Museler la critique ?
Enfin, la massification d’une consommation alimentaire responsable conduit-elle forcément à museler la critique ? Les choses sont ici aussi plus complexes et ambigües. D’une part, l’histoire de l’économie sociale et solidaire montre que l’institutionnalisation du secteur n’empêche pas certains de ses acteurs de maintenir et de renouveler l’«esprit solidaire » qui en fut à l’origine et d’y maintenir une dimension de critique sociale, économique et politique. Si les enjeux économiques et institutionnels semblent parfois dominer, une dimension critique reste souvent présente chez les acteurs les plus institutionnalisés du secteur. De plus, de nouveaux acteurs surgissent régulièrement pour renouveler et renforcer la dimension critique de l’économie sociale et solidaire.
D’autre part, une intégration (encore très relative) d’une alimentation plus responsable par les filières conventionnelles ne conduit pas forcément à une disparition de la critique. Au contraire, l’alimentation pourrait bien être un « cheval de Troie » de la critique des excès de la société de consommation présent dans la vie de millions de citoyens. À partir d’informations et de pratiques alternatives liées à leur nourriture, des citoyens sont amenés à s’interroger sur d’autres aspects du système agroalimentaire dominant, voire des politiques économiques, pour progressivement remettre en cause la société de consommation, les vertus de la croissance et la pensée économique dominante. Les « entrepreneurs de mobilisation » (Mayer & Zald, 1977) de la consommation critique ont trouvé dans la nourriture un outil de sensibilisation particulièrement efficace.
« Au début, ça ne marchait pas. Et puis, à partir de la nourriture, on a réussi à intéresser les gens à notre projet et à notre coopérative. C’est quelque chose qui les touchait directement et ça a fait que les gens s’intéressent à ce qu’ils mangent de plus en plus. Et à partir de là, on a pu les intéresser aux coopératives, à l’économie solidaire et à un autre projet de société » (coopérative Altérez-vous, 2013).

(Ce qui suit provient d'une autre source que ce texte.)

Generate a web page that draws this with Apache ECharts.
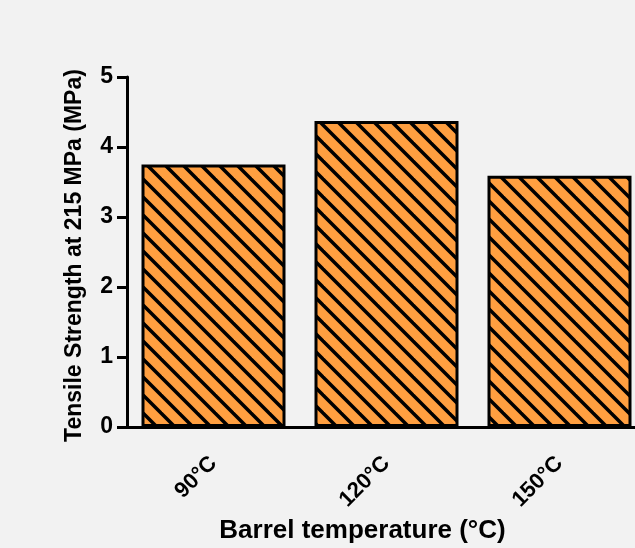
<!DOCTYPE html>
<html><head><meta charset="utf-8">
<script src="https://cdn.jsdelivr.net/npm/echarts@6/dist/echarts.min.js"></script>
<style>html,body{margin:0;padding:0;background:#f2f2f2;overflow:hidden}#wrap{width:635px;height:548px;overflow:hidden}#c{width:646px;height:548px}</style>
</head><body><div id="wrap"><div id="c"></div></div>
<script>
const categories = ['90°C', '120°C', '150°C'];
const strengthValues = [3.75, 4.37, 3.59];
const yAxisTitle = 'Tensile Strength at 215 MPa (MPa)';
const xAxisTitle = 'Barrel temperature (°C)';

const FONT = '"Liberation Sans", Arial, sans-serif';

// diagonal hatch pattern tile
const tile = document.createElement('canvas');
tile.width = 18; tile.height = 18;
const g = tile.getContext('2d');
g.fillStyle = '#ff9f40';
g.fillRect(0, 0, 18, 18);
g.strokeStyle = '#000';
g.lineWidth = 3.5;
for (let k = -1; k <= 1; k++) {
  g.beginPath();
  g.moveTo(k * 18 - 2, -2);
  g.lineTo(k * 18 + 20, 20);
  g.stroke();
}

const chart = echarts.init(document.getElementById('c'), null, {renderer: 'canvas'});
chart.setOption({
  backgroundColor: '#f2f2f2',
  animation: false,
  grid: {left: 127, right: 0, top: 77, bottom: 121, containLabel: false},
  xAxis: {
    type: 'category',
    data: categories,
    boundaryGap: true,
    axisLine: {lineStyle: {color: '#000', width: 3}},
    axisTick: {alignWithLabel: true, length: 9, lineStyle: {color: '#000', width: 3}},
    axisLabel: {rotate: 45, margin: 33, color: '#000', fontSize: 22, fontWeight: 'bold', fontFamily: FONT}
  },
  yAxis: {
    type: 'value',
    min: 0, max: 5, interval: 1,
    splitLine: {show: false},
    axisLine: {show: true, lineStyle: {color: '#000', width: 3}},
    axisTick: {show: true, length: 10, lineStyle: {color: '#000', width: 3}},
    axisLabel: {margin: 14, color: '#000', fontSize: 23, fontWeight: 'bold', fontFamily: FONT}
  },
  series: [{
    type: 'bar',
    data: strengthValues,
    barWidth: 144,
    itemStyle: {
      color: {image: tile, repeat: 'repeat'},
      borderColor: '#000',
      borderWidth: 3
    }
  }],
  graphic: [
    {type: 'text', x: 362.5, y: 531, style: {text: xAxisTitle, align: 'center', verticalAlign: 'middle', fill: '#000', font: 'bold 26px ' + FONT}},
    {type: 'text', x: 74.5, y: 255.5, rotation: Math.PI / 2, style: {text: yAxisTitle, align: 'center', verticalAlign: 'middle', fill: '#000', font: 'bold 23px ' + FONT}}
  ]
});
</script>
</body></html>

Si le débat de la récupération par une logique marchande et le risque d’une mise en retrait de la dimension critique n’est pas spécifique au secteur de la consommation critique et de l’alimentation locale, cette tension pourrait être plus importante que dans les projets d’économie sociale et solidaire. Ce secteur trouve en effet son origine dans une critique radicale de la société de consommation et de la croissance. Un mouvement profondément empreint du projet de « décroissance conviviale » et de « simplicité volontaire » peut-il se muer en une contribution au redéploiement économique d’une région, comme le proposent les « entrepreneurs du mouvement social » de la ceinture alimentaire liégeoise, sans perdre son âme ? Ces projets mériteront d’être réévalués à cette aune dans quelques années. Ils pourraient suivre les pas de projets plus classiques d’économie sociale et solidaire, relativement intégrée dans les économies marchandes et vers la croissance ou devenir le terreau d’innovations sociales qui pourraient proposer des solutions concrètes pour tenter de dépasser les tensions perpétuelles et les « pressions entre objectifs environnementaux, économiques, sociaux qui ont cours » (Zaccaï, 2013 ; Bauler et Zaccaï, 2011).